SINJAI, Beritabenua- Pasca aksi demonstrasi yang berbuntut penganiayaan, banyak kecaman datang dari beberapa pihak salah satunya dari Himpunan Mahasiswa prodi Hukum Pidana Islam (HPI) UIAD Sinjai.
Pihak Himaprodi HPI UIAD Sinjai, sangat menyayangkan insiden tersebut di mana kebebasan berekspresi serta berpendapat di muka umum itu tegas diatur dalam konstitusi sebagai payung hukum dalam menjalankan demokrasi, katanya saat ditemui saat kontributor Beritabenua.com, Jumat (27/12).
Sebelumnya aksi demonstrasi yang dilakukan GMNI dan aliansi masyarakat Desa Terasa menggugat terkait jalanan rusak didepan halaman kantor PUPR mendapat perlakuan tak mengenakkan, pasalnya salah satu oknum ASN dinas PUPR melayangkan tamparan keras ke muka salah satu pendemo yakni, Taufik
Diketahui, Taufik adalah mantan ketua umum Himaprodi HPI yang di mana beliau merupakan kader terbaik Himaprodi, beliau juga sangat menjunjung tinggi nilai-nilai keadilan dan demokrasi.
Sementara menurutnya, perlakuan oknum pegawai Dinas PUPR, menjadi tamparan keras sekaligus hinaan bagi Himpunanya.
“Bumi Panritta Kitta dikenal dengan nilai leluhur yang kental yakni, sipakatau, sipakalebbi, sipakainge dalam filosofi Bugis, ketika ditafsirkan saling menghormati, menghargai dan saling mengingatkan antar sesama bukan memperlihatkan sikap premanisme dan arogansi yang seolah olah ingin menghilangkan citra dari leluhur tersebut” kata pengurus Himaprodi HPI, Rehan.
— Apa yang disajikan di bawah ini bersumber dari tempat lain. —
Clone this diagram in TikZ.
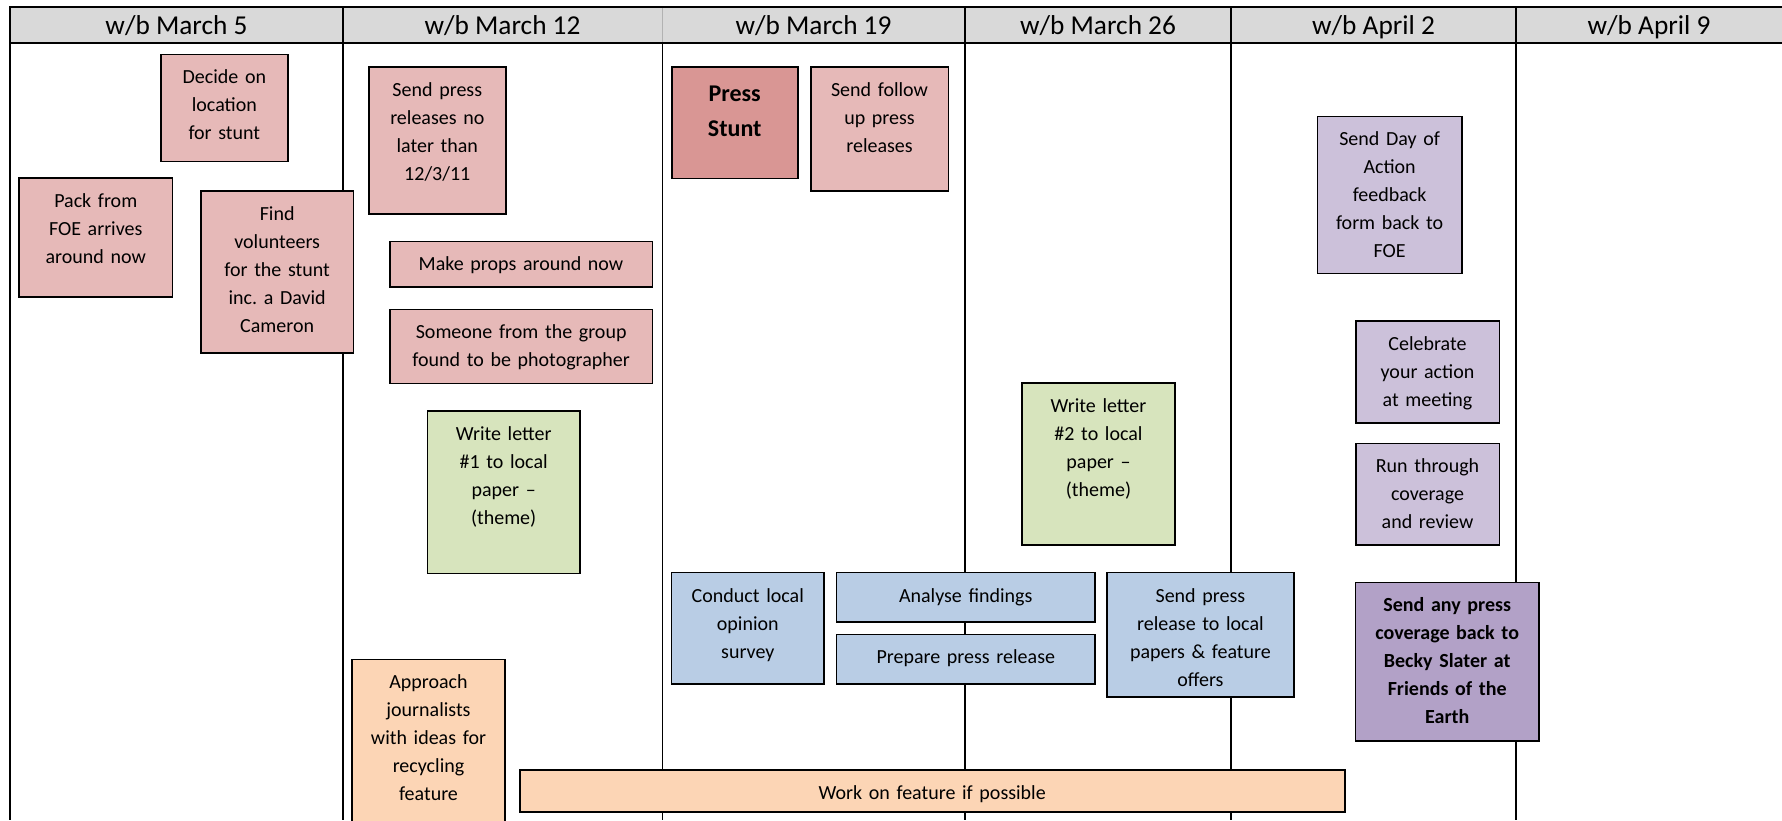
\documentclass[tikz,border=0pt]{standalone}
\usepackage{fontspec}
\setmainfont{Carlito}
\frenchspacing
\definecolor{pinkf}{HTML}{E6B9B8}
\definecolor{stuntf}{HTML}{D99694}
\definecolor{lavf}{HTML}{CCC1DA}
\definecolor{purpf}{HTML}{B2A1C7}
\definecolor{greenf}{HTML}{D7E4BD}
\definecolor{bluef}{HTML}{B9CDE5}
\definecolor{orangef}{HTML}{FCD5B5}
\definecolor{headf}{HTML}{D9D9D9}
\tikzset{
  task/.style={draw=black, line width=1.6pt, anchor=north west, inner sep=0pt, outer sep=0pt},
  lbl/.style={anchor=north, inner sep=0pt, outer sep=0pt, align=center, font=\fontsize{20}{28}\selectfont\frenchspacing},
  boldlbl/.style={font=\fontsize{20}{28}\selectfont\bfseries\frenchspacing},
  stuntlbl/.style={font=\fontsize{24}{35}\selectfont\bfseries, yshift=-4.8pt},
  head/.style={anchor=base, inner sep=0pt, font=\fontsize{27.3}{32}\selectfont},
  thick rule/.style={line width=2pt, black},
  thin rule/.style={line width=1pt, black}
}
\newcommand{\taskbox}[8]{%
  \node[task, fill=#6, minimum width=#4pt, minimum height=#5pt] (#1) at (#2,#3) {};
  \node[lbl, text width=#4pt, #7] (#1-t) at ([yshift=-8.5pt]#1.north) {\rule{0pt}{21pt}#8};
}
\begin{document}
\begin{tikzpicture}[x=1pt,y=-1pt]
\fill[white] (0,0) rectangle (1782,820);
\useasboundingbox (0,0) rectangle (1782,820);
% header band
\fill[headf] (10,7.3) rectangle (1782,42.7);
\node[head] (h1) at (176.5,34.3) {w/b March 5};
\node[head] (h2) at (502.5,34.3) {w/b March 12};
\node[head] (h3) at (813.5,34.3) {w/b March 19};
\node[head] (h4) at (1098,34.3) {w/b March 26};
\node[head] (h5) at (1373.5,34.3) {w/b April 2};
\node[head] (h6) at (1649,34.3) {w/b April 9};
% grid lines
\draw[line width=1pt, black!30] (662,7.3) -- (662,42.7);
\draw[thin rule] (662,42.7) -- (662,820);
\draw[thick rule] (10,7.3) -- (1782,7.3);
\draw[thick rule] (10,42.7) -- (1782,42.7);
\draw[thick rule] (10,6.3) -- (10,820);
\draw[thick rule] (343,7.3) -- (343,820);
\draw[thick rule] (965,7.3) -- (965,820);
\draw[thick rule] (1231,7.3) -- (1231,820);
\draw[thick rule] (1516,7.3) -- (1516,820);
% tasks
\taskbox{decide}{160.7}{54.3}{127.3}{107}{pinkf}{}{Decide on\\location\\for stunt}
\taskbox{pack}{19.2}{178}{153.1}{119}{pinkf}{}{Pack from\\FOE arrives\\around now}
\taskbox{find}{201}{191}{152.3}{161.7}{pinkf}{}{Find\\volunteers\\for the stunt\\inc. a David\\Cameron}
\taskbox{sendpr}{368.8}{66.7}{137}{147}{pinkf}{}{Send press\\releases no\\later than\\12/3/11}
\taskbox{props}{389.7}{241.3}{262.6}{45.4}{pinkf}{}{Make props around now}
\taskbox{someone}{390}{309.3}{262.3}{74}{pinkf}{}{Someone from the group\\found to be photographer}
\taskbox{letterone}{427.3}{411}{152.7}{162.3}{greenf}{}{Write letter\\\#1 to local\\paper \textendash\\(theme)}
\taskbox{stunt}{671.7}{66.7}{126}{111.6}{stuntf}{stuntlbl}{Press\\Stunt}
\taskbox{follow}{810.7}{66.7}{137.6}{124.3}{pinkf}{}{Send follow\\up press\\releases}
\taskbox{dayaction}{1317.5}{116.3}{144.2}{157}{lavf}{}{Send Day of\\Action\\feedback\\form back to\\FOE}
\taskbox{celebrate}{1355.7}{320.7}{143.6}{102}{lavf}{}{Celebrate\\your action\\at meeting}
\taskbox{runthrough}{1355.7}{443.3}{143.6}{101.7}{lavf}{}{Run through\\coverage\\and review}
\taskbox{lettertwo}{1022}{382.7}{153}{162.3}{greenf}{}{Write letter\\\#2 to local\\paper \textendash\\(theme)}
\taskbox{conduct}{671.6}{572.5}{152.4}{111.5}{bluef}{}{Conduct local\\opinion\\survey}
\taskbox{analyse}{836.5}{572.5}{258.5}{49.5}{bluef}{}{Analyse findings}
\taskbox{prepare}{836.5}{634.3}{258.5}{49.7}{bluef}{}{Prepare press release}
\taskbox{sendlocal}{1106.8}{572.5}{187.2}{124.5}{bluef}{}{Send press\\release to local\\papers \& feature\\offers}
\taskbox{sendany}{1355.6}{582.3}{183.2}{158.4}{purpf}{boldlbl}{Send any press\\coverage back to\\Becky Slater at\\Friends of the\\Earth}
\taskbox{approach}{352.2}{659.3}{152.6}{180}{orangef}{}{Approach\\journalists\\with ideas for\\recycling\\feature}
\taskbox{work}{519.7}{770}{825.1}{41.7}{orangef}{}{Work on feature if possible}
\end{tikzpicture}
\end{document}
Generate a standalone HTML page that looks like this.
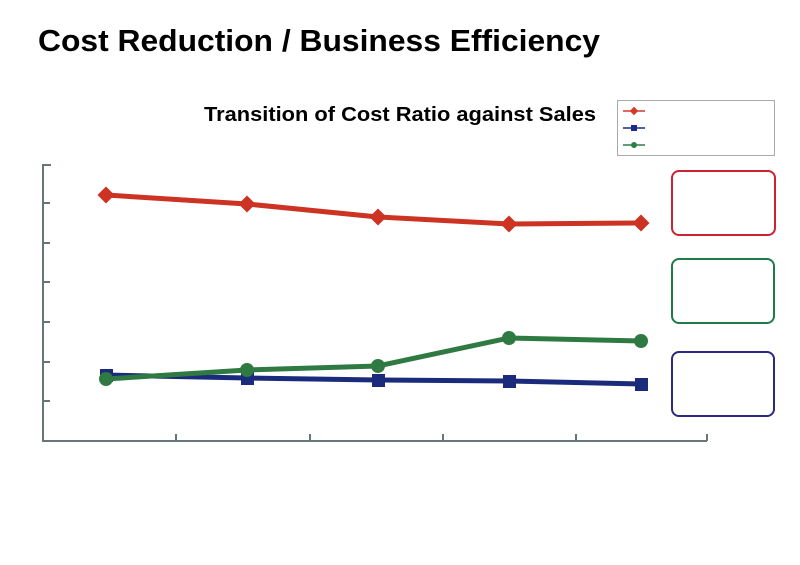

Sabtu (28/12).
“Olehnya itu sebagai bentuk solidaritas kawan seperjuangan, kami mendesak kepada Polres Sinjai agar mengaudit dan mengatensi dengan serius sesuai dengan mekanisme konstitusi yang ada atas tindakan premanisme yang diduga dilakukan oleh Muh. Nurbadri Hatta, S.T M.eng selaku pegawai dinas PUPR Kabupaten Sinjai terhadap mahasiswa atas nama Taufik yang kami nilai tidak berperikemanusiaan” terangnya.
Lanjut dia katakan, sebagai negara hukum yang menganut asas equality before the law, keseteraan itu sama di mata hukum.
"Kepala Dinas PUPR Sinjai, Haris Achmad, dan polisi yang ada di lokasi tidak menunjukkan reaksi empati. Mereka seolah membiarkan mahasiswa dianiaya tepat di depan mereka. Ini tindakan yang sangat tidak etis," sebutnya.
Mahasiswa Hukum UIAD Sinjai Rehan, khawatir intoleransi dan kekerasan sebagai pola umum yang digunakan untuk melakukan pembatasan-pembatasan terhadap aktivis mahasiswa karena dianggap menggangu ketertiban umum
“Padahal, bentuk kebebasan berekspresi dan pengamalan ini harus dijamin oleh Negara sebagaimana Pasal kebebasan berpendapat dalam Undang-Undang Dasar Negara Republik Indonesia (UUD NRI) adalah Pasal 28E ayat (3) yang berbunyi, setiap orang berhak atas kebebasan berserikat, berkumpul, dan mengeluarkan pendapat" tambahnya.
Selain dari itu Mahasiswa UIAD juga mendesak aparat penegak hukum untuk menindak lanjuti polemik yang terjadi dan memastikan tak ada lagi diskriminasi dan kekerasan seperti ini.
“Memastikan tidak adanya keberulangan tindakan diskriminatif maupun kekerasan bagi siapa pun di wilayah pemerintahannya dalam hal penikmatan hak atas kemerdekaan untuk menyampaikan aspirasi ,” Ucap Rehan.